В сущности, это блистательно описанный комплекс Смердякова, маргинала, комплекс,
который сто лет назад был редкостью для интеллектуалов, которого не было у Бердяева
начисто (его индивидуализм не самовлюбленный и потому в конце концов соединился
с соборностью). Полвека спустя этот комплекс распространился среди русской интеллигенции,
когда она стала гордиться диссидентством, гордиться своей отверженностью, и гордится
ею даже, когда уже давно перестала быть отверженной, отъелась, получила признание,
гранты, кафедры.
Солидаризуясь с Блуа в критике буржуазности как отрицания Абсолютного (Бердяев
поминает "буржуазный модернизм"; знал бы он, что будет еще и постмодернизм, отрицание
даже отрицания Абсолютного, не то что Абсолютного), Бердяев, тем не менее, вовремя
останавливается и неодобрительно пишет: "Блуа — фанатик Абсолютного в жизни, и
этот фанатизм делает его злым и беспощадным к людям и миру. Я думаю, что в христианстве
Л.Блуа есть почти демонические уклоны" (62). Чуть мягче формально, но жестче по
сути, сказано о Блуа в "Смысле творчества": "Неисповедимая судьба сделала Ницше
творчески дерзновенным и религиозно слепым, а Л.Блуа религиозно зрячим и творчески
бессильным" (249).
"Творческое бессилие" — ложный диагноз с точки зрения культуры, ведь Блуа был
культурно плодовит, идейно плодовит. Здесь обнаруживается, что под "творчеством"
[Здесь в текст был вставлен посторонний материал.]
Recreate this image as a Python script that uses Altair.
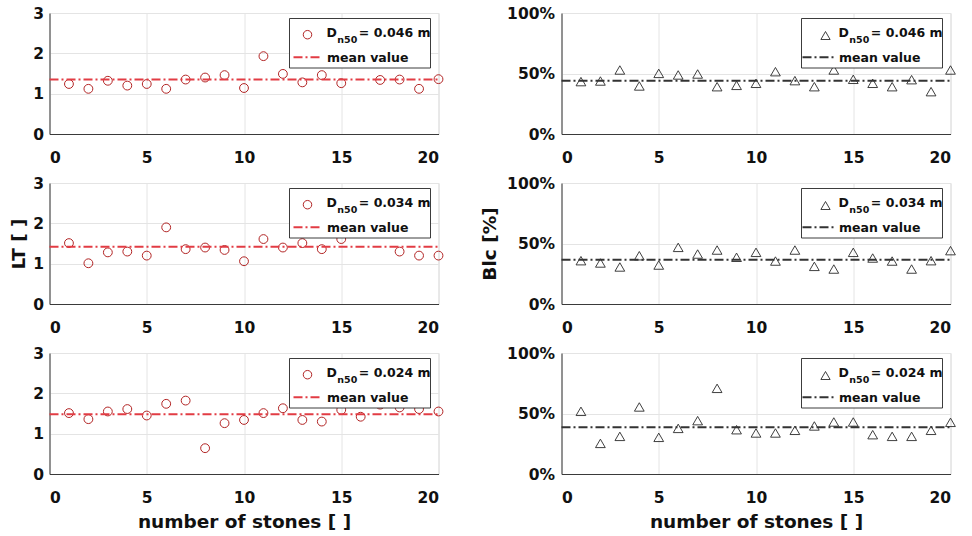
import altair as alt
import pandas as pd

stones = list(range(1, 21))
x_ticks = [0, 5, 10, 15, 20]
lt_ticks = [0, 1, 2, 3]
blc_ticks = [0, 50, 100]
dn50 = ["0.046", "0.034", "0.024"]

lt_046 = [1.24, 1.12, 1.32, 1.20, 1.24, 1.12, 1.35, 1.40, 1.46, 1.14, 1.93, 1.49, 1.28, 1.46, 1.26, 1.82, 1.34, 1.35, 1.12, 1.36]
lt_034 = [1.51, 1.01, 1.28, 1.30, 1.20, 1.90, 1.36, 1.40, 1.34, 1.06, 1.61, 1.40, 1.51, 1.36, 1.61, 1.90, 1.95, 1.30, 1.20, 1.20]
lt_024 = [1.51, 1.36, 1.55, 1.61, 1.45, 1.74, 1.82, 0.64, 1.26, 1.34, 1.51, 1.63, 1.34, 1.30, 1.59, 1.42, 1.72, 1.65, 1.61, 1.55]
blc_046 = [43.3, 43.8, 52.9, 39.7, 50.1, 48.8, 49.6, 39.1, 40.2, 41.9, 51.5, 44.1, 39.1, 52.9, 45.2, 41.9, 39.1, 44.9, 35.0, 52.9]
blc_034 = [35.8, 33.9, 30.6, 39.9, 32.2, 46.8, 41.3, 44.6, 38.6, 42.7, 35.5, 44.6, 31.1, 28.9, 42.7, 38.0, 35.5, 28.9, 35.8, 44.1]
blc_024 = [51.8, 25.3, 31.1, 55.4, 30.3, 37.7, 44.1, 70.8, 36.6, 33.9, 33.9, 36.1, 39.7, 43.0, 43.0, 32.5, 31.1, 31.1, 36.1, 42.7]
lt_mean = [1.35, 1.42, 1.48]
blc_mean = [44.1, 36.6, 38.6]

FONT = "DejaVu Sans"
W, H = 389, 121
TXT = "#111111"


def xenc(show_title):
    ax = dict(values=x_ticks, labelPadding=16, labelBaseline="top")
    if show_title:
        ax.update(title="number of stones [ ]", titleY=53, titleBaseline="alphabetic")
    else:
        ax.update(title=None)
    return alt.X("n:Q", scale=alt.Scale(domain=[0, 20], nice=False, zero=False),
                 axis=alt.Axis(**ax))


def yenc(kind, show_title):
    if kind == "lt":
        ax = dict(values=lt_ticks, labelPadding=6)
        dom = [0, 3]
        ttl, tx = "LT [ ]", -31.5
    else:
        ax = dict(values=blc_ticks, labelPadding=7, labelExpr="datum.value + '%'")
        dom = [0, 100]
        ttl, tx = "Blc [%]", -71.6
    if show_title:
        ax.update(title=ttl, titleX=tx, titleY=H / 2, titleAngle=-90,
                  titleBaseline="middle", titleAlign="center")
    else:
        ax.update(title=None)
    return alt.Y("v:Q", scale=alt.Scale(domain=dom, nice=False, zero=False),
                 axis=alt.Axis(**ax))


def one():
    return pd.DataFrame({"k": [0]})


def panel(values, mean, label, kind, show_x, show_y):
    df = pd.DataFrame({"n": stones, "v": values})
    if kind == "lt":
        pts = alt.Chart(df).mark_point(shape="circle", filled=False, size=78,
                                       color="#b22424", strokeWidth=1, opacity=1)
        line_color = "#e23c44"
        mx, my = 258, 21.7
        lx1, lx2 = 244, 272
    else:
        pts = alt.Chart(df).mark_point(shape="triangle-up", filled=False, size=95,
                                       color="#2a2a2a", strokeWidth=0.9, opacity=1)
        line_color = "#333333"
        mx, my = 264, 22.5
        lx1, lx2 = 241, 275
    pts = pts.encode(x=xenc(show_x), y=yenc(kind, show_y))

    mdf = pd.DataFrame({"n": [0], "n2": [20], "v": [mean]})
    mline = alt.Chart(mdf).mark_rule(color=line_color, strokeWidth=2,
                                     strokeDash=[9, 3, 2, 3]).encode(
        x=xenc(show_x), x2="n2:Q", y=yenc(kind, show_y))

    box = alt.Chart(one()).mark_rect(fill="white", stroke="#262626",
                                     strokeWidth=0.9).encode(
        x=alt.value(240), x2=alt.value(381), y=alt.value(5.5), y2=alt.value(55))
    if kind == "lt":
        sym = alt.Chart(one()).mark_point(shape="circle", filled=False, size=72,
                                          color="#b22424", strokeWidth=1, opacity=1)
    else:
        sym = alt.Chart(one()).mark_point(shape="triangle-up", filled=False, size=85,
                                          color="#2a2a2a", strokeWidth=0.9, opacity=1)
    sym = sym.encode(x=alt.value(mx), y=alt.value(my))
    lline = alt.Chart(one()).mark_rule(color=line_color, strokeWidth=2,
                                       strokeDash=[9, 3, 2, 3]).encode(
        x=alt.value(lx1), x2=alt.value(lx2), y=alt.value(44.3))

    def txt(s, x, y, size):
        return alt.Chart(pd.DataFrame({"t": [s]})).mark_text(
            font=FONT, fontWeight="bold", fontSize=size, color=TXT,
            align="left", baseline="alphabetic").encode(
            x=alt.value(x), y=alt.value(y), text="t:N")

    t1 = txt("D", 277, 24.3, 12.5)
    t2 = txt("n50", 287.8, 30.3, 9.5)
    t3 = txt("= " + label + " m", 309.3, 24.3, 12.5)
    t4 = txt("mean value", 277.5, 48.5, 12.5)

    return alt.layer(pts, mline, box, sym, lline, t1, t2, t3, t4).properties(
        width=W, height=H)


panels = []
for i in range(3):
    lt_vals = [lt_046, lt_034, lt_024][i]
    blc_vals = [blc_046, blc_034, blc_024][i]
    panels.append(panel(lt_vals, lt_mean[i], dn50[i], "lt", i == 2, i == 1))
    panels.append(panel(blc_vals, blc_mean[i], dn50[i], "blc", i == 2, i == 1))

chart = alt.concat(*panels, columns=2,
                   spacing=alt.RowColnumber(row=49, column=123),
                   bounds="flush").properties(
    padding={"left": 8.5, "top": 5, "right": 5, "bottom": 5},
    background="white",
).configure_view(stroke="#dcdcdc", strokeWidth=1).configure_axis(
    labelFont=FONT, labelFontWeight="bold", labelFontSize=15.5, labelColor=TXT,
    titleFont=FONT, titleFontWeight="bold", titleFontSize=18.5, titleColor=TXT,
    domainColor="#3a3a3a", domainWidth=1, ticks=False, tickSize=0,
    grid=True, gridColor="#e4e4e4", gridWidth=1,
)

chart.save("out.html", embed_options={"renderer": "svg", "actions": False})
Бердяев имеет в виду нечто неизмеримо большее, нежели производство объектов культуры,
нежели самовыражения. В 1914 году Бердяев сам еще не понимал, насколько больше,
и противопоставлял творчество святости. Чего же он не нашел у Блуа, что нашел
у Ницше? Дерзновения показалось маловато или церковности многовато? Или именно
горделивое любование своими страданиями, которое превратило формально церковного
человека в озлобленного одиночку, побудило вынести такой приговор над Блуа? Но
всеми пороками Блуа обладал и Ницше. Кажется, что Бердяеву важен чисто количественный
фактор: Ницше потряс большее количество людей, сотряс интеллигентную массу, взяв
ее за шкирку, и она более никогда уже не могла быть такой же материалистической
и близорукой как до Ницше, а Блуа остался автором кружка. Если эта догадка справедлива,
это означает, что "творческое" для Бердяева синоним "миссионерского", "евангелизационного".